*Written instruction*. Restate word for word the lines of the records below, starting at the line that contains "Clone this chart in Chart.js." and ending at the line that contains "Sans Mono', 'Liberation", with both of those lines included and nothing else.

*Given data*.
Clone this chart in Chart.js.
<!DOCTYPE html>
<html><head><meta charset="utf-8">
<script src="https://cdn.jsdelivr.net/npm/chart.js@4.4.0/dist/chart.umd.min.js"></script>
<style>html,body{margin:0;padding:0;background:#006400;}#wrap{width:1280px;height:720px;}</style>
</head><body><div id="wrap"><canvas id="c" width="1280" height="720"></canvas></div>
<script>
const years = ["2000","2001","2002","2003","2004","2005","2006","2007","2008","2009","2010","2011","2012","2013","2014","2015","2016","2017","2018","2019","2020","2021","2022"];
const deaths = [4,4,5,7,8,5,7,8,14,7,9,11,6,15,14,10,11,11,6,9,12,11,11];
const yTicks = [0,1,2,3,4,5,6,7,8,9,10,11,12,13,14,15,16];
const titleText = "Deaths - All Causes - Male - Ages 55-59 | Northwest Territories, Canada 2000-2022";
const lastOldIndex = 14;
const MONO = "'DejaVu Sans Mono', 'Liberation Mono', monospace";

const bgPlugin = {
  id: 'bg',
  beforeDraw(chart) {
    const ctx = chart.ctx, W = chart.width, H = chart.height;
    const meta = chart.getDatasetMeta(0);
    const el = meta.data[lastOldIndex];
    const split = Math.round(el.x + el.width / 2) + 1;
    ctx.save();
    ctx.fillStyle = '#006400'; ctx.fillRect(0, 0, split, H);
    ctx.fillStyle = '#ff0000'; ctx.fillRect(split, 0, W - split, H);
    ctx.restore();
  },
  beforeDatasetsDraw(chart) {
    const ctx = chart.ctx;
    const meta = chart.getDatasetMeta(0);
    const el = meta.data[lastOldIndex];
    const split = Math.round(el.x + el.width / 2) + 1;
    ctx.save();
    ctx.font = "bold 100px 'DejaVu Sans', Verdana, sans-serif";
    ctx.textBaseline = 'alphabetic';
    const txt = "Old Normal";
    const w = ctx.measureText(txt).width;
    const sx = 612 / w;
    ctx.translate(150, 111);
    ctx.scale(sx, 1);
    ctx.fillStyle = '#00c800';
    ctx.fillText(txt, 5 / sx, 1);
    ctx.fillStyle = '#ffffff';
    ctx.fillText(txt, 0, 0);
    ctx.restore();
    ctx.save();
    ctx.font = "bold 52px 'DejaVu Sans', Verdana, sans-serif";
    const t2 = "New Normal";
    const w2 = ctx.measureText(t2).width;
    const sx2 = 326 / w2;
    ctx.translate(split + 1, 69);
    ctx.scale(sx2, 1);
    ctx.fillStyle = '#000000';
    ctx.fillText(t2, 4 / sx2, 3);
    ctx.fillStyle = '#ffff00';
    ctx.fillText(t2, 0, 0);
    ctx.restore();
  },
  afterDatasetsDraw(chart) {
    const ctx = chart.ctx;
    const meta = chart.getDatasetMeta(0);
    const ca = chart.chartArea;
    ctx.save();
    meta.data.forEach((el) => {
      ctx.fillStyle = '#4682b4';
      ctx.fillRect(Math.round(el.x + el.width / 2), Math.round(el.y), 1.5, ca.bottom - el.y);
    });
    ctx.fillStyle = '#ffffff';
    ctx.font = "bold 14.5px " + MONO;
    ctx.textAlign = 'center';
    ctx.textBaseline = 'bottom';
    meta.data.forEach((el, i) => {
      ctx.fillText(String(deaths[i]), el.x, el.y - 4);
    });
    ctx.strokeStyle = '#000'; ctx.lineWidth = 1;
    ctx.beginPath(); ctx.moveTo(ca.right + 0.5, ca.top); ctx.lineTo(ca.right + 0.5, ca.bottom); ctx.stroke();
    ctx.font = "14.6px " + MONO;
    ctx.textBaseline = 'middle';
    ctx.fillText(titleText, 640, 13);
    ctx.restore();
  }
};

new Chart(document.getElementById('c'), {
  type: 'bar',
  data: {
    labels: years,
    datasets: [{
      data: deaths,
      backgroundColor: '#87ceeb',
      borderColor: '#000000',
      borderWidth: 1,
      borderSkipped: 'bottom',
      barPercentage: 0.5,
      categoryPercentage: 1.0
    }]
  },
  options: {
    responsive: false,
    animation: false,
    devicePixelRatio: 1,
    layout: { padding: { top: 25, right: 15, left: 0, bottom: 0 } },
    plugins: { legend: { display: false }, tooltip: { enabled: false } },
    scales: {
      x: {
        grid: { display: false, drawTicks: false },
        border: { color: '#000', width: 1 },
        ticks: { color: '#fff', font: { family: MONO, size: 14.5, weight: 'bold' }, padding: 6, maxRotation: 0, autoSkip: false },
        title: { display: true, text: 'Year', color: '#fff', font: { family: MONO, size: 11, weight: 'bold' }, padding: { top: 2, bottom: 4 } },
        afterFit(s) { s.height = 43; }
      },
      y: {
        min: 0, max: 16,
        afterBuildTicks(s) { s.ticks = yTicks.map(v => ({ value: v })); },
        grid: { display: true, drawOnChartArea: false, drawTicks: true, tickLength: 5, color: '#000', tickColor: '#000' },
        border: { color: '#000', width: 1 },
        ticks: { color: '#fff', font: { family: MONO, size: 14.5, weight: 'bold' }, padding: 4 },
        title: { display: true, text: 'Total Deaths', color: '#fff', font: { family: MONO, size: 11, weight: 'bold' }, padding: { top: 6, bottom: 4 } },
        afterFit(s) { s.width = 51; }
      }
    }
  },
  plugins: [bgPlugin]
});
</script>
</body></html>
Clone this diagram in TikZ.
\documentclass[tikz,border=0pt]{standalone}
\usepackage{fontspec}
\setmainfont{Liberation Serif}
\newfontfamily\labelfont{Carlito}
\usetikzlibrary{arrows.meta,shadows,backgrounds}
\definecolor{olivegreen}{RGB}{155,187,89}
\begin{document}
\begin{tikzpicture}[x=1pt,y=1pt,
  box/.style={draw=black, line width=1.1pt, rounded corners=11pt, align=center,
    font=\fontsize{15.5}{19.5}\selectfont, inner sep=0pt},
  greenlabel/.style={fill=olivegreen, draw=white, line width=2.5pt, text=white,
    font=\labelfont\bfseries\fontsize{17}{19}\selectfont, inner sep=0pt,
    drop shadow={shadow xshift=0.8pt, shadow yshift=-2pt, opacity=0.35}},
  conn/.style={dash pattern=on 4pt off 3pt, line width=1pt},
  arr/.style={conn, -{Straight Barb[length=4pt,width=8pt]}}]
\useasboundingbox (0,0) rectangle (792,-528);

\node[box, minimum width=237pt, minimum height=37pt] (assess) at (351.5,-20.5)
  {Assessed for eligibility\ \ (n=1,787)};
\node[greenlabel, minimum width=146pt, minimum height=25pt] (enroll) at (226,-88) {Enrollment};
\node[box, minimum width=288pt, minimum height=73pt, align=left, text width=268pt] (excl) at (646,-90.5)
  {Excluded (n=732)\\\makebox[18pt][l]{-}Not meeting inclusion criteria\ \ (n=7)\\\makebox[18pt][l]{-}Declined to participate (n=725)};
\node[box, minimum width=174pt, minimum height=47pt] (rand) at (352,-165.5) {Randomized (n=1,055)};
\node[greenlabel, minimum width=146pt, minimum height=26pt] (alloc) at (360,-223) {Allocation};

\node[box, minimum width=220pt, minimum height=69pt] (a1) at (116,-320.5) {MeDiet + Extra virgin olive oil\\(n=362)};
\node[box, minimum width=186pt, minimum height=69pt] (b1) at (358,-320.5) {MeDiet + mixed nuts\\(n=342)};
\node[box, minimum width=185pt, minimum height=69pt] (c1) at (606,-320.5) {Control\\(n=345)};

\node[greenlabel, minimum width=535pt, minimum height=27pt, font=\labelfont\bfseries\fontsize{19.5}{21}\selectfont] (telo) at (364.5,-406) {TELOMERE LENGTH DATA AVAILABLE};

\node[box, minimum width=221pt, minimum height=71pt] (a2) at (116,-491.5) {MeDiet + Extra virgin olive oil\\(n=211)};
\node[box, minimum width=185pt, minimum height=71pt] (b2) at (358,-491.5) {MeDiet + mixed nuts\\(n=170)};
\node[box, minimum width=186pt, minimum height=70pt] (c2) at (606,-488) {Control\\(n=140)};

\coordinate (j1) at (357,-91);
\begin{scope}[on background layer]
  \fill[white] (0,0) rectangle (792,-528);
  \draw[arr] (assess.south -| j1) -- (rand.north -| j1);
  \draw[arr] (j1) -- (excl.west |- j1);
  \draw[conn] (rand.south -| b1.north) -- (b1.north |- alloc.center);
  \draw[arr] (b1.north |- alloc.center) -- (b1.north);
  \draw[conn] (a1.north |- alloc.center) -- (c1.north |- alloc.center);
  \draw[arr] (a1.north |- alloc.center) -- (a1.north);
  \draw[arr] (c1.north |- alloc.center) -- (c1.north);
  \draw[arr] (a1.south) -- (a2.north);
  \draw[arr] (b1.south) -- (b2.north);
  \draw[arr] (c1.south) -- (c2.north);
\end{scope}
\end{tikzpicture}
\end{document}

---

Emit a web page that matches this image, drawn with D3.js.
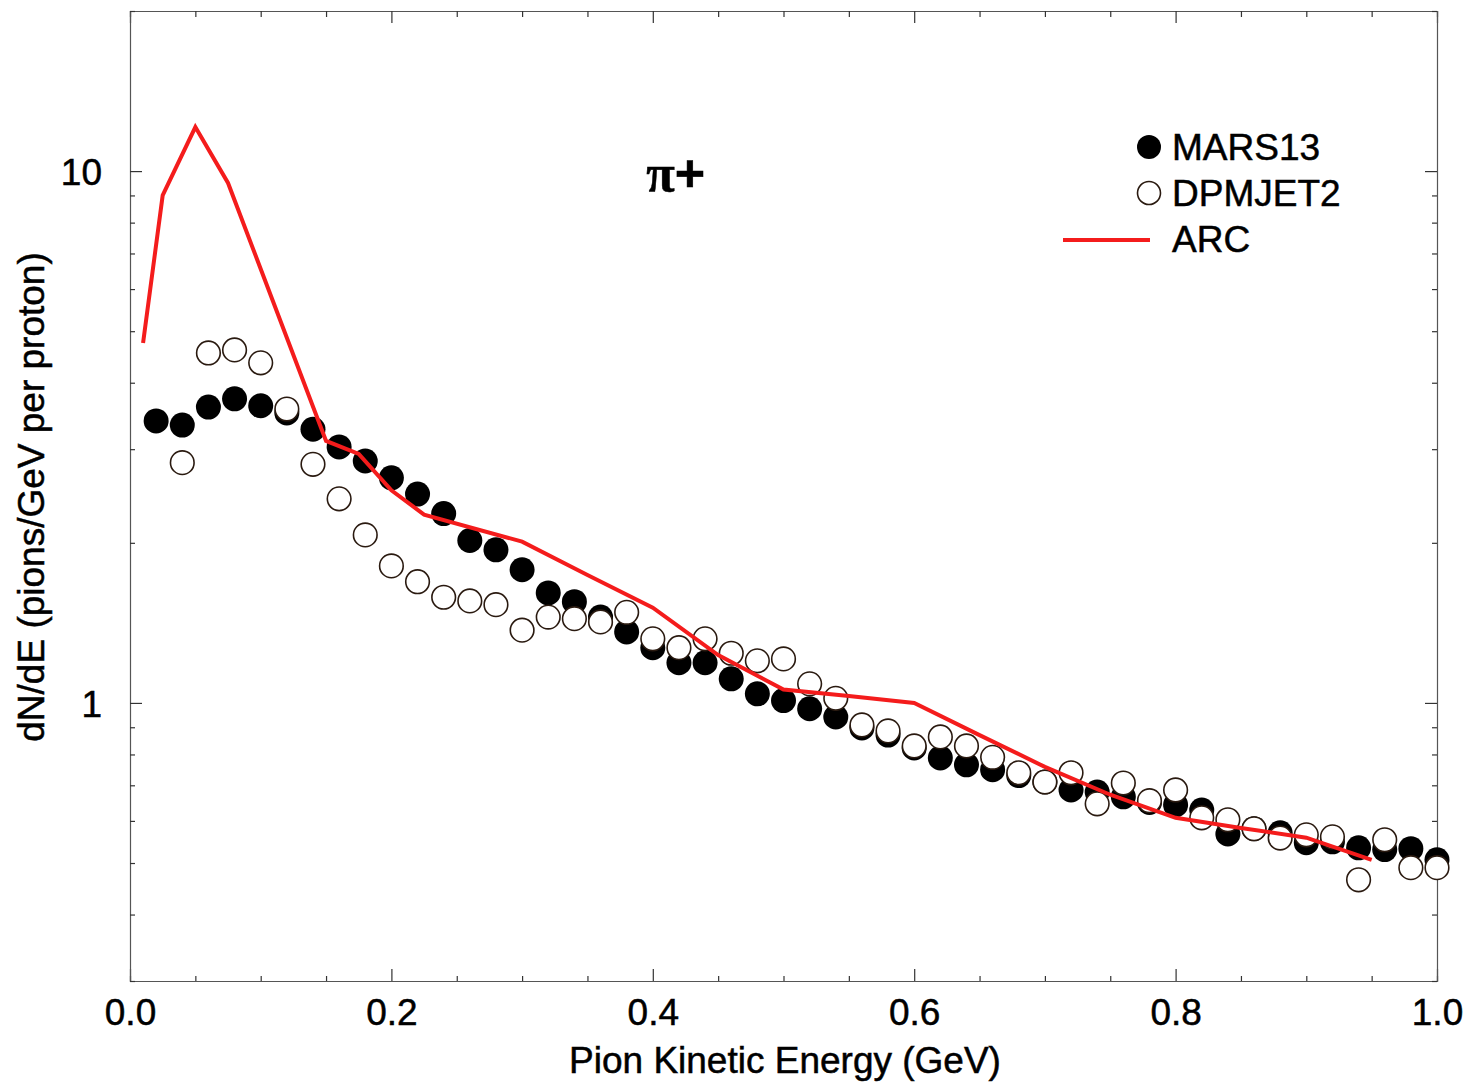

*Reply*.
Clone this chart in Chart.js.
<!DOCTYPE html>
<html><head><meta charset="utf-8">
<script src="https://cdn.jsdelivr.net/npm/chart.js@4.4.0/dist/chart.umd.min.js"></script>
<style>html,body{margin:0;padding:0;background:#006400;}#wrap{width:1280px;height:720px;}</style>
</head><body><div id="wrap"><canvas id="c" width="1280" height="720"></canvas></div>
<script>
const years = ["2000","2001","2002","2003","2004","2005","2006","2007","2008","2009","2010","2011","2012","2013","2014","2015","2016","2017","2018","2019","2020","2021","2022"];
const deaths = [4,4,5,7,8,5,7,8,14,7,9,11,6,15,14,10,11,11,6,9,12,11,11];
const yTicks = [0,1,2,3,4,5,6,7,8,9,10,11,12,13,14,15,16];
const titleText = "Deaths - All Causes - Male - Ages 55-59 | Northwest Territories, Canada 2000-2022";
const lastOldIndex = 14;
const MONO = "'DejaVu Sans Mono', 'Liberation Mono', monospace";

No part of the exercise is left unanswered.